GIVEN MATERIAL:
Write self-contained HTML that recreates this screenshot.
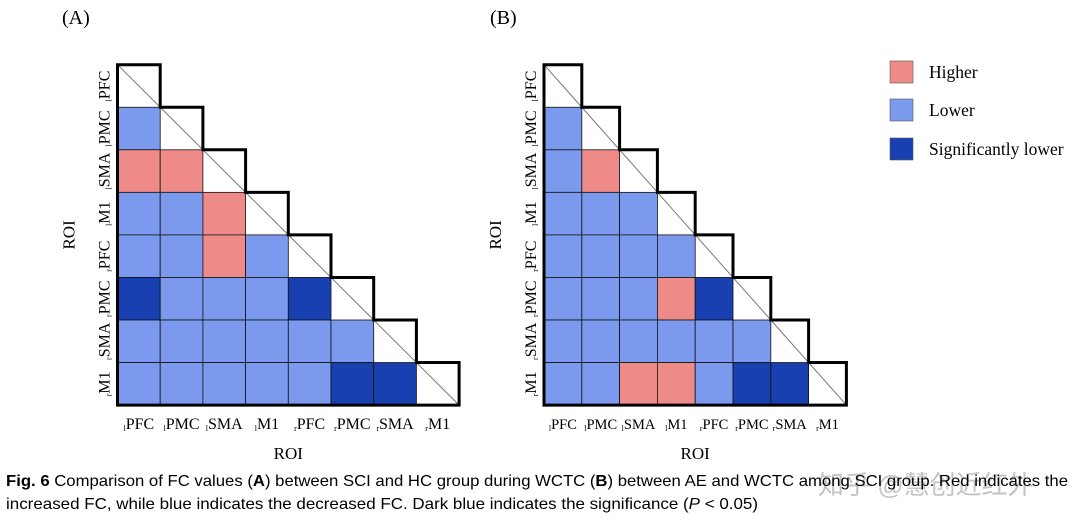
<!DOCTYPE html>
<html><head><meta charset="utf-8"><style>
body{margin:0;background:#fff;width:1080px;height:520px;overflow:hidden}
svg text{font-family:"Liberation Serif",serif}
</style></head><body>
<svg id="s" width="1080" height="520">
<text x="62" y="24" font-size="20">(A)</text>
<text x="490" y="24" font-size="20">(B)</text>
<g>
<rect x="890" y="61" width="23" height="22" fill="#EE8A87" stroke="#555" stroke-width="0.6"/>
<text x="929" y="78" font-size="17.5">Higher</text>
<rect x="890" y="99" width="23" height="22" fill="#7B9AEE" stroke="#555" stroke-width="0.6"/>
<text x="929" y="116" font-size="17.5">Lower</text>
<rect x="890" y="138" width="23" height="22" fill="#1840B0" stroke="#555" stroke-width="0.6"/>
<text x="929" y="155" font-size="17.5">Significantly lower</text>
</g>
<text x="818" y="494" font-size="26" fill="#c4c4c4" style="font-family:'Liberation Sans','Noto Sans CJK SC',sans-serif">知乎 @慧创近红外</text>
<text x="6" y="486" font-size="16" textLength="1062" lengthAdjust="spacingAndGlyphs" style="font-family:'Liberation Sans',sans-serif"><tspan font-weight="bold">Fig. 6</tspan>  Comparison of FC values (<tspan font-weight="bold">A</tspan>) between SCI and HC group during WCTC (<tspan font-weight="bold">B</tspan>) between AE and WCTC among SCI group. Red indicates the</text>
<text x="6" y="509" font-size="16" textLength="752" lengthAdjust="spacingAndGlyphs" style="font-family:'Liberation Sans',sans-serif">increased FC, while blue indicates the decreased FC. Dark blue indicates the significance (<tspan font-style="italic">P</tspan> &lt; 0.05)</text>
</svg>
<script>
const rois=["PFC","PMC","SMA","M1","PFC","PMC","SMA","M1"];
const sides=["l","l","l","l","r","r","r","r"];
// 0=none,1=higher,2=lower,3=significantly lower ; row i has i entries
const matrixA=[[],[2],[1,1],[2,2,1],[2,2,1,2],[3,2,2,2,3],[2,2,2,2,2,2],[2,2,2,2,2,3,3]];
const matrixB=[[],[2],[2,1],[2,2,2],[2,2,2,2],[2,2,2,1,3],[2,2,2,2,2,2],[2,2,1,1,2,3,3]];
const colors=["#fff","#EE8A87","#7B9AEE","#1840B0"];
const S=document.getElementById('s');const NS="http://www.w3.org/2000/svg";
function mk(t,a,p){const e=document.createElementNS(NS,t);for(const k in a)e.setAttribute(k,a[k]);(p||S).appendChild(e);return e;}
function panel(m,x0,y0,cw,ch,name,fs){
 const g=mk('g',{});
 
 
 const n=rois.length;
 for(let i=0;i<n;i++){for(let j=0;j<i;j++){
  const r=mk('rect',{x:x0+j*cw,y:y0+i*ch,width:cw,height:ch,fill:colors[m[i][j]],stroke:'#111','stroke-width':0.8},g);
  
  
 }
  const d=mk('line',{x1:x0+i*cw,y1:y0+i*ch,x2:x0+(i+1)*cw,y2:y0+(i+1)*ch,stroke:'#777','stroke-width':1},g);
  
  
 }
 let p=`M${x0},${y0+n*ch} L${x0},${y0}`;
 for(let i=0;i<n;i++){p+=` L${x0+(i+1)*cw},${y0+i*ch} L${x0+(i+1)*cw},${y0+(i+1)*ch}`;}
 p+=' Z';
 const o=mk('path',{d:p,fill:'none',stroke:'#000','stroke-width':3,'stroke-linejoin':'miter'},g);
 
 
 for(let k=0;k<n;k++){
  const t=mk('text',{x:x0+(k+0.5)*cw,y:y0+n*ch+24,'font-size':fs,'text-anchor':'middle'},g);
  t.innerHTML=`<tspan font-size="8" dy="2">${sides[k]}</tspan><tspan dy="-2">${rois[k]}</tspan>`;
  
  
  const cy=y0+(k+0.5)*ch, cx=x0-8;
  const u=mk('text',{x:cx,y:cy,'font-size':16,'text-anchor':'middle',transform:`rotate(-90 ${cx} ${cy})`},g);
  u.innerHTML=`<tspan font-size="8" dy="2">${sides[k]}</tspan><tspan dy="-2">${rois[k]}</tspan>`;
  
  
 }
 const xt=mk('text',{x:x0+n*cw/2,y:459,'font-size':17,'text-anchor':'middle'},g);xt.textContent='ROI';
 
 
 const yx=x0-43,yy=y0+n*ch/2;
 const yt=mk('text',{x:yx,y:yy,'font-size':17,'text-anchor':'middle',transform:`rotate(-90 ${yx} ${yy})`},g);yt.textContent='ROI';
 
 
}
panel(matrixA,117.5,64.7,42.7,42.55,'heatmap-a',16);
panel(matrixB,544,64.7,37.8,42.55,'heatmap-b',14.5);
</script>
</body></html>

EXERCISE TASK: Reproduce the data word for word, excluding its pictures.

EXERCISE RESPONSE:
Write self-contained HTML that recreates this screenshot.
<!DOCTYPE html>
<html><head><meta charset="utf-8"><style>
body{margin:0;background:#fff;width:1080px;height:520px;overflow:hidden}
svg text{font-family:"Liberation Serif",serif}
</style></head><body>
<svg id="s" width="1080" height="520">
<text x="62" y="24" font-size="20">(A)</text>
<text x="490" y="24" font-size="20">(B)</text>
<g>
<rect x="890" y="61" width="23" height="22" fill="#EE8A87" stroke="#555" stroke-width="0.6"/>
<text x="929" y="78" font-size="17.5">Higher</text>
<rect x="890" y="99" width="23" height="22" fill="#7B9AEE" stroke="#555" stroke-width="0.6"/>
<text x="929" y="116" font-size="17.5">Lower</text>
<rect x="890" y="138" width="23" height="22" fill="#1840B0" stroke="#555" stroke-width="0.6"/>
<text x="929" y="155" font-size="17.5">Significantly lower</text>
</g>
<text x="818" y="494" font-size="26" fill="#c4c4c4" style="font-family:'Liberation Sans','Noto Sans CJK SC',sans-serif">知乎 @慧创近红外</text>
<text x="6" y="486" font-size="16" textLength="1062" lengthAdjust="spacingAndGlyphs" style="font-family:'Liberation Sans',sans-serif"><tspan font-weight="bold">Fig. 6</tspan>  Comparison of FC values (<tspan font-weight="bold">A</tspan>) between SCI and HC group during WCTC (<tspan font-weight="bold">B</tspan>) between AE and WCTC among SCI group. Red indicates the</text>
<text x="6" y="509" font-size="16" textLength="752" lengthAdjust="spacingAndGlyphs" style="font-family:'Liberation Sans',sans-serif">increased FC, while blue indicates the decreased FC. Dark blue indicates the significance (<tspan font-style="italic">P</tspan> &lt; 0.05)</text>
</svg>
<script>
const rois=["PFC","PMC","SMA","M1","PFC","PMC","SMA","M1"];
const sides=["l","l","l","l","r","r","r","r"];
// 0=none,1=higher,2=lower,3=significantly lower ; row i has i entries
const matrixA=[[],[2],[1,1],[2,2,1],[2,2,1,2],[3,2,2,2,3],[2,2,2,2,2,2],[2,2,2,2,2,3,3]];
const matrixB=[[],[2],[2,1],[2,2,2],[2,2,2,2],[2,2,2,1,3],[2,2,2,2,2,2],[2,2,1,1,2,3,3]];
const colors=["#fff","#EE8A87","#7B9AEE","#1840B0"];
const S=document.getElementById('s');const NS="http://www.w3.org/2000/svg";
function mk(t,a,p){const e=document.createElementNS(NS,t);for(const k in a)e.setAttribute(k,a[k]);(p||S).appendChild(e);return e;}
function panel(m,x0,y0,cw,ch,name,fs){
 const g=mk('g',{});
 
 
 const n=rois.length;
 for(let i=0;i<n;i++){for(let j=0;j<i;j++){
  const r=mk('rect',{x:x0+j*cw,y:y0+i*ch,width:cw,height:ch,fill:colors[m[i][j]],stroke:'#111','stroke-width':0.8},g);
  
  
 }
  const d=mk('line',{x1:x0+i*cw,y1:y0+i*ch,x2:x0+(i+1)*cw,y2:y0+(i+1)*ch,stroke:'#777','stroke-width':1},g);
  
  
 }
 let p=`M${x0},${y0+n*ch} L${x0},${y0}`;
 for(let i=0;i<n;i++){p+=` L${x0+(i+1)*cw},${y0+i*ch} L${x0+(i+1)*cw},${y0+(i+1)*ch}`;}
 p+=' Z';
 const o=mk('path',{d:p,fill:'none',stroke:'#000','stroke-width':3,'stroke-linejoin':'miter'},g);
 
 
 for(let k=0;k<n;k++){
  const t=mk('text',{x:x0+(k+0.5)*cw,y:y0+n*ch+24,'font-size':fs,'text-anchor':'middle'},g);
  t.innerHTML=`<tspan font-size="8" dy="2">${sides[k]}</tspan><tspan dy="-2">${rois[k]}</tspan>`;
  
  
  const cy=y0+(k+0.5)*ch, cx=x0-8;
  const u=mk('text',{x:cx,y:cy,'font-size':16,'text-anchor':'middle',transform:`rotate(-90 ${cx} ${cy})`},g);
  u.innerHTML=`<tspan font-size="8" dy="2">${sides[k]}</tspan><tspan dy="-2">${rois[k]}</tspan>`;
  
  
 }
 const xt=mk('text',{x:x0+n*cw/2,y:459,'font-size':17,'text-anchor':'middle'},g);xt.textContent='ROI';
 
 
 const yx=x0-43,yy=y0+n*ch/2;
 const yt=mk('text',{x:yx,y:yy,'font-size':17,'text-anchor':'middle',transform:`rotate(-90 ${yx} ${yy})`},g);yt.textContent='ROI';
 
 
}
panel(matrixA,117.5,64.7,42.7,42.55,'heatmap-a',16);
panel(matrixB,544,64.7,37.8,42.55,'heatmap-b',14.5);
</script>
</body></html>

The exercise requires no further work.